There is no way I'm going to try to address the entire topic of "getting older" today, so just a little aspect of it. For a few weeks I have had an issue with my upper right arm, which in true "me" style, I tried to essentially ignore/allow to heal itself. Well, over this past weekend, I was in more pain, so I finally went and had an initial look at it, which will be followed soon by another appointment. That's as far as I will go with this today.
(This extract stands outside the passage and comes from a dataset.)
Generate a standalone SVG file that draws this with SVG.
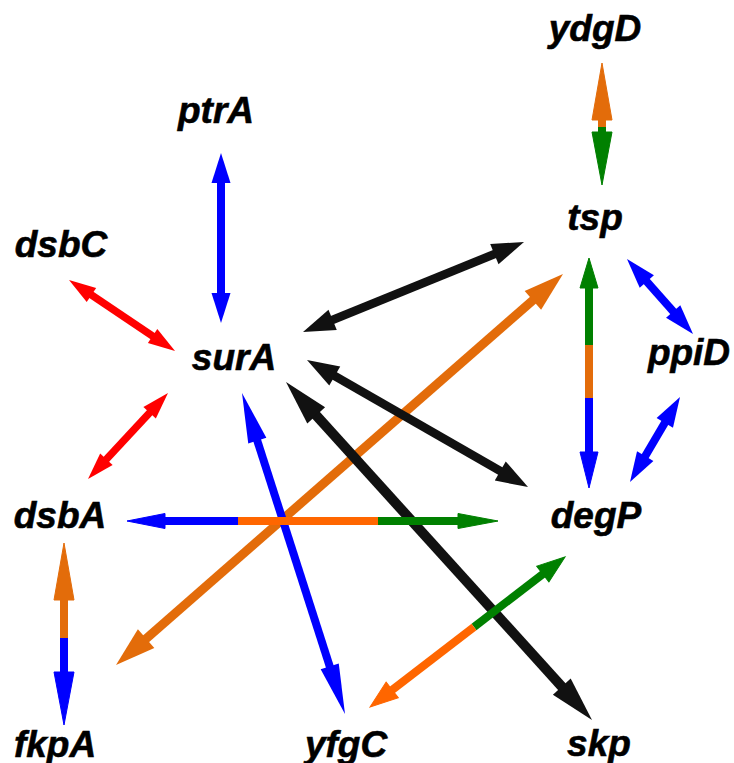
<svg xmlns="http://www.w3.org/2000/svg" width="734" height="763" viewBox="0 0 734 763">
  <style>
    .lbl { font-family: "Liberation Sans", Arial, sans-serif; font-weight: bold; font-style: italic; font-size: 37px; text-anchor: middle; fill: #000; stroke: #000; stroke-width: 0.6; }
    .blue { fill: #0000ff; stroke: #0000ff; }
    .red { fill: #ff0000; stroke: #ff0000; }
    .black { fill: #111; stroke: #111; }
    .green { fill: #008000; stroke: #008000; }
    .orange { fill: #e36c0a; stroke: #e36c0a; }
    .orange2 { fill: #ff6600; stroke: #ff6600; }
    polygon { stroke: none; }
    line { stroke-width: 8; fill: none; }
  </style>
  <rect width="734" height="763" fill="#fff"/>

  <g id="connectors">
    <!-- ydgD <-> tsp (vertical) -->
    <g id="e-ydgD-tsp">
      <polygon class="orange" points="602,63 592,120 612,120"/>
      <line class="orange" x1="602" y1="119" x2="602" y2="127"/>
      <line class="green" x1="602" y1="127" x2="602" y2="133"/>
      <polygon class="green" points="602,185 592,132 612,132"/>
    </g>
    <!-- ptrA <-> surA -->
    <g id="e-ptrA-surA" class="blue">
      <polygon points="221,153 211.5,183 230.5,183"/>
      <line x1="221" y1="182" x2="221" y2="294"/>
      <polygon points="221,323 211.5,293 230.5,293"/>
    </g>
    <!-- dsbC <-> surA -->
    <g id="e-dsbC-surA" class="red" transform="translate(69,280) rotate(33.8)">
      <polygon points="0,0 27,-8.5 27,8.5"/>
      <line x1="26" y1="0" x2="101.6" y2="0" style="stroke-width:7.5"/>
      <polygon points="127.6,0 100.6,-8.5 100.6,8.5"/>
    </g>
    <!-- surA <-> dsbA -->
    <g id="e-surA-dsbA" class="red" transform="translate(168,393) rotate(132.9)">
      <polygon points="0,0 27,-8.5 27,8.5"/>
      <line x1="26" y1="0" x2="91.5" y2="0" style="stroke-width:7.5"/>
      <polygon points="117.5,0 90.5,-8.5 90.5,8.5"/>
    </g>
    <!-- surA <-> tsp -->
    <g id="e-surA-tsp" class="black" transform="translate(303,332) rotate(-22.16)">
      <polygon points="0,0 32,-11 32,11"/>
      <line x1="31" y1="0" x2="207.6" y2="0" style="stroke-width:8.5"/>
      <polygon points="238.6,0 206.6,-11 206.6,11"/>
    </g>
    <!-- fkpA <-> tsp -->
    <g id="e-fkpA-tsp" class="orange" transform="translate(116,665) rotate(-41.18)">
      <polygon points="0,0 40,-12.5 40,12.5"/>
      <line x1="39" y1="0" x2="554.9" y2="0" style="stroke-width:9"/>
      <polygon points="593.9,0 553.9,-12.5 553.9,12.5"/>
    </g>
    <!-- tsp <-> degP (vertical) -->
    <g id="e-tsp-degP">
      <polygon class="green" points="589,258 580,288 598,288"/>
      <line class="green" x1="589" y1="287" x2="589" y2="345"/>
      <line class="orange" x1="589" y1="345" x2="589" y2="398"/>
      <line class="blue" x1="589" y1="398" x2="589" y2="453"/>
      <polygon class="blue" points="589,488 580,452 598,452"/>
    </g>
    <!-- tsp <-> ppiD -->
    <g id="e-tsp-ppiD" class="blue" transform="translate(627,259) rotate(48.65)">
      <polygon points="0,0 30,-9.5 30,9.5"/>
      <line x1="29" y1="0" x2="70.9" y2="0"/>
      <polygon points="99.9,0 69.9,-9.5 69.9,9.5"/>
    </g>
    <!-- ppiD <-> degP -->
    <g id="e-ppiD-degP" class="blue" transform="translate(680,397) rotate(120.47)">
      <polygon points="0,0 30,-9.5 30,9.5"/>
      <line x1="29" y1="0" x2="69.6" y2="0"/>
      <polygon points="98.6,0 68.6,-9.5 68.6,9.5"/>
    </g>
    <!-- surA <-> degP -->
    <g id="e-surA-degP" class="black" transform="translate(307,360) rotate(29.88)">
      <polygon points="0,0 32,-11 32,11"/>
      <line x1="31" y1="0" x2="223.9" y2="0" style="stroke-width:8.5"/>
      <polygon points="254.9,0 222.9,-11 222.9,11"/>
    </g>
    <!-- surA <-> skp -->
    <g id="e-surA-skp" class="black" transform="translate(286,382) rotate(47.84)">
      <polygon points="0,0 45,-12 45,12"/>
      <line x1="44" y1="0" x2="411.9" y2="0" style="stroke-width:10"/>
      <polygon points="455.9,0 410.9,-12 410.9,12"/>
    </g>
    <!-- surA <-> yfgC -->
    <g id="e-surA-yfgC" class="blue" transform="translate(242,393) rotate(72.21)">
      <polygon points="0,0 50,-9.5 50,9.5"/>
      <line x1="49" y1="0" x2="288.1" y2="0"/>
      <polygon points="337.1,0 287.1,-9.5 287.1,9.5"/>
    </g>
    <!-- dsbA <-> degP (horizontal) -->
    <g id="e-dsbA-degP">
      <polygon class="blue" points="127,521 165,513.5 165,528.5"/>
      <line class="blue" x1="164" y1="521" x2="238" y2="521"/>
      <line class="orange2" x1="238" y1="521" x2="378" y2="521"/>
      <line class="green" x1="378" y1="521" x2="459" y2="521"/>
      <polygon class="green" points="498,521 458,513.5 458,528.5"/>
    </g>
    <!-- dsbA <-> fkpA (vertical) -->
    <g id="e-dsbA-fkpA">
      <polygon class="orange" points="64,543 54,600 74,600"/>
      <line class="orange" x1="64" y1="599" x2="64" y2="638"/>
      <line class="blue" x1="64" y1="638" x2="64" y2="673"/>
      <polygon class="blue" points="64,725 54,672 74,672"/>
    </g>
    <!-- yfgC <-> degP -->
    <g id="e-yfgC-degP" transform="translate(565,557) rotate(142.43)">
      <polygon class="green" points="0,0 28,-10 28,10"/>
      <line class="green" x1="27" y1="0" x2="114.8" y2="0"/>
      <line class="orange2" x1="114.8" y1="0" x2="219" y2="0"/>
      <polygon class="orange2" points="246,0 218,-10 218,10"/>
    </g>
  </g>

  <g id="node-ydgD"><text class="lbl" x="595" y="41">ydgD</text></g>
  <g id="node-ptrA"><text class="lbl" x="216" y="123">ptrA</text></g>
  <g id="node-dsbC"><text class="lbl" x="61" y="257">dsbC</text></g>
  <g id="node-tsp"><text class="lbl" x="595" y="230">tsp</text></g>
  <g id="node-surA"><text class="lbl" x="234" y="370">surA</text></g>
  <g id="node-ppiD"><text class="lbl" x="689" y="365">ppiD</text></g>
  <g id="node-dsbA"><text class="lbl" x="60" y="528">dsbA</text></g>
  <g id="node-degP"><text class="lbl" x="596" y="528">degP</text></g>
  <g id="node-fkpA"><text class="lbl" x="55" y="757">fkpA</text></g>
  <g id="node-yfgC"><text class="lbl" x="346" y="757">yfgC</text></g>
  <g id="node-skp"><text class="lbl" x="599" y="756">skp</text></g>
</svg>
However, no matter how you slice it, this event has reminded me (as if I needed it) that the 67-year-old body is not as strong or resilient as the 47-year-old one, or the 27-year-old one. Overall, I have been outrageously fortunate. I'm beginning to realize that I am the one needing to do more "thanksgiving"! But, with no car, I carry heavy loads...I remember a day back in August when I carried two too-heavily laden grocery bags too far. It just simply wasn't smart. And whether that event triggered this injury or not, it's the ageing reality -- you keep having to pare back a little bit here, a little bit there. When your spirit is still strong and you still have work to do in the world, it goes against the grain to say "no" to life. But it becomes a survival skill of its own, I guess!
Goddess grant me the wisdom to know where to move forward and where to release and relax. Help me to navigate vulnerability and even, at times, the shame of looking older to the outside world. Help me to become ever-clearer about those things I absolutely must do to fulfill my destiny, and once I become clear, help me to act --safely. Thank you.